Developing a techno-economic model to evaluate the cost performance of a zeolite 13X-based space heating system

Abstract Residential space heating contributes to greenhouse gas emissions because of natural gas combustion. One way to lower these emissions is to replace the natural gas space heating system with a zeolite 13X-based system. However, the economic feasibility of such a system is critical. There is limited information on the application and economic feasibility of a zeolite 13X-based heating system. In this study, we developed a data-intensive, bottom-up model to evaluate the life cycle cost of a zeolite 13X-based space heating system. We considered a traditional 16 kW space heating capacity for the zeolite-13X adsorbent and photovoltaic solar collector. The life cycle cost of the zeolite 13X-based system is 6 cents/kWh, a value comparable to traditional space heating systems like an electric boiler and natural gas-fired boilers.
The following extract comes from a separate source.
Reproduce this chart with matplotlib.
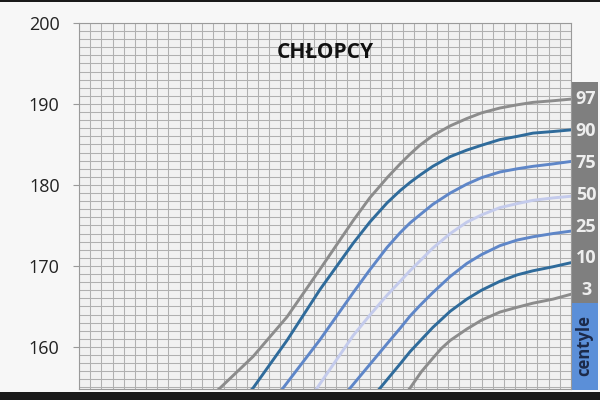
import matplotlib
matplotlib.use("Agg")
import matplotlib.pyplot as plt
import numpy as np
from matplotlib.patches import Rectangle

# age in years (grid column = 3 months), height in cm
age_97 = [10.8, 11.15, 11.89, 12.65, 13.39, 14.13, 14.5, 14.89, 15.18, 15.4, 15.62,
          15.91, 16.3, 16.67, 17.0, 17.41, 17.8, 18.15, 18.6, 19.0]
h_97 = [153.2, 154.9, 158.8, 163.7, 169.6, 175.6, 178.4, 180.9, 182.6, 183.8, 184.9,
        186.1, 187.3, 188.2, 188.9, 189.5, 189.9, 190.2, 190.4, 190.6]

age_90 = [11.5, 11.89, 12.65, 13.39, 14.13, 14.5, 14.89, 15.18, 15.4, 15.62, 15.91,
          16.3, 16.67, 17.0, 17.41, 17.8, 18.15, 18.6, 19.0]
h_90 = [152.8, 154.9, 160.8, 167.1, 172.8, 175.4, 177.8, 179.3, 180.3, 181.2, 182.3,
        183.5, 184.3, 184.9, 185.6, 186.0, 186.4, 186.6, 186.8]

age_75 = [12.3, 12.56, 13.39, 14.13, 14.5, 14.89, 15.18, 15.4, 15.62, 15.91, 16.3,
          16.67, 17.0, 17.41, 17.8, 18.15, 18.6, 19.0]
h_75 = [153.0, 154.9, 160.9, 166.7, 169.5, 172.3, 174.1, 175.3, 176.3, 177.6, 179.0,
        180.1, 180.9, 181.6, 182.0, 182.3, 182.6, 182.9]

age_50 = [13.0, 13.32, 14.13, 14.5, 14.89, 15.18, 15.4, 15.62, 15.91, 16.3, 16.67,
          17.0, 17.41, 17.8, 18.15, 18.6, 19.0]
h_50 = [152.4, 154.9, 161.4, 163.9, 166.4, 168.1, 169.4, 170.6, 172.2, 174.0, 175.4,
        176.3, 177.2, 177.7, 178.1, 178.4, 178.6]

age_25 = [13.7, 14.06, 14.89, 15.18, 15.4, 15.62, 15.91, 16.3, 16.67, 17.0, 17.41,
          17.8, 18.15, 18.6, 19.0]
h_25 = [152.6, 154.9, 160.4, 162.3, 163.8, 165.1, 166.7, 168.7, 170.3, 171.4, 172.5,
        173.2, 173.6, 174.0, 174.3]

age_10 = [14.4, 14.73, 15.18, 15.4, 15.62, 15.91, 16.3, 16.67, 17.0, 17.41, 17.8,
          18.15, 18.6, 19.0]
h_10 = [152.8, 154.9, 157.9, 159.4, 160.7, 162.4, 164.4, 165.9, 167.0, 168.1, 168.9,
        169.4, 169.9, 170.4]

age_3 = [15.1, 15.40, 15.65, 15.91, 16.1, 16.3, 16.67, 17.0, 17.41, 17.8, 18.15,
         18.6, 19.0]
h_3 = [152.8, 154.9, 156.9, 158.6, 159.8, 160.8, 162.2, 163.3, 164.3, 164.9, 165.4,
       165.9, 166.5]

centiles = ["97", "90", "75", "50", "25", "10", "3"]
y_ticks = [160, 170, 180, 190, 200]

series = [(age_97, h_97), (age_90, h_90), (age_75, h_75), (age_50, h_50),
          (age_25, h_25), (age_10, h_10), (age_3, h_3)]
colors = ["#8c8c8c", "#2f6b9b", "#5e86c8", "#c4cbec", "#5e86c8", "#2f6b9b", "#8c8c8c"]

fig = plt.figure(figsize=(6, 4), dpi=100)
fig.patch.set_facecolor("#f7f7f7")
ax = fig.add_axes([79 / 600, 1 - 389 / 400, 492 / 600, 366 / 400])
ax.set_facecolor("#f1f1f1")
ax.set_zorder(2)

ax.set_xlim(8, 19)
ax.set_ylim(154.8, 200)
ax.set_xticks(np.arange(8, 19.01, 0.25))
ax.set_yticks(np.arange(155, 200.1, 1), minor=True)
ax.set_yticks(y_ticks)
ax.grid(True, which="both", color="#b0b0b0", linewidth=0.75)
ax.set_axisbelow(True)
ax.tick_params(axis="x", length=0, labelbottom=False)
ax.tick_params(axis="y", which="minor", length=0)
ax.tick_params(axis="y", which="major", length=4, color="#9a9a9a",
               labelsize=13, labelcolor="#222222", pad=10)
for lbl in ax.get_yticklabels():
    lbl.set_fontfamily("Open Sans")
for s in ax.spines.values():
    s.set_color("#9a9a9a")
    s.set_linewidth(0.8)

for (a, h), c in zip(series, colors):
    ax.plot(a, h, color=c, linewidth=2.1, solid_capstyle="round",
            solid_joinstyle="round")

ax.text(0.50, 0.92, "CHŁOPCY", transform=ax.transAxes, ha="center", va="center",
        fontsize=15, fontweight="bold", family="Open Sans", color="#111111")

# label column on the right
fig.patches.append(Rectangle((570 / 600, 1 - 303 / 400), 28 / 600, 221 / 400,
                             transform=fig.transFigure, facecolor="#7f7f7f",
                             edgecolor="none"))
fig.patches.append(Rectangle((570 / 600, 1 - 390 / 400), 28 / 600, 87 / 400,
                             transform=fig.transFigure, facecolor="#5b8fd8",
                             edgecolor="none"))
label_y = np.linspace(190.6, 167.0, len(centiles))
for name, yv in zip(centiles, label_y):
    ax.text(1.0 + 15 / 492, yv, name, transform=ax.get_yaxis_transform(),
            ha="center", va="center", fontsize=13, fontweight="bold",
            family="Open Sans", color="#eeeeee", clip_on=False)
fig.text(584 / 600, 1 - 346 / 400, "centyle", rotation=90, ha="center", va="center",
         fontsize=12, fontweight="bold", family="Open Sans", color="#1c2a4a",
         zorder=5)

# dark video bars at top and bottom
fig.patches.append(Rectangle((0, 1 - 2 / 400), 1, 2 / 400, transform=fig.transFigure,
                             facecolor="#1a1a1a", edgecolor="none"))
fig.patches.append(Rectangle((0, 0), 1, 8 / 400, transform=fig.transFigure,
                             facecolor="#1a1a1a", edgecolor="none"))

fig.savefig("out.png", dpi=100, facecolor=fig.get_facecolor())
The uncertainty analysis shows that the system cost ranges from 5.4 cents to 6.1 cents/kWh. The overall cost is sensitive to the length-to-diameter ratio of the adsorbent vessel, zeolite pellet diameter, and solar collector potential. Improving these parameters would reduce the cost of the studied system. The scale factor for the capital cost of the zeolite 13X system was developed and it was estimated to be 0.76, which indicates that as the capacity of the system increases, the capital cost per unit output goes down. Overall, adsorbent storage connected to solar collectors for a space heating system is an economically competitive alternative technology to decarbonize the residential sector in cold climate regions.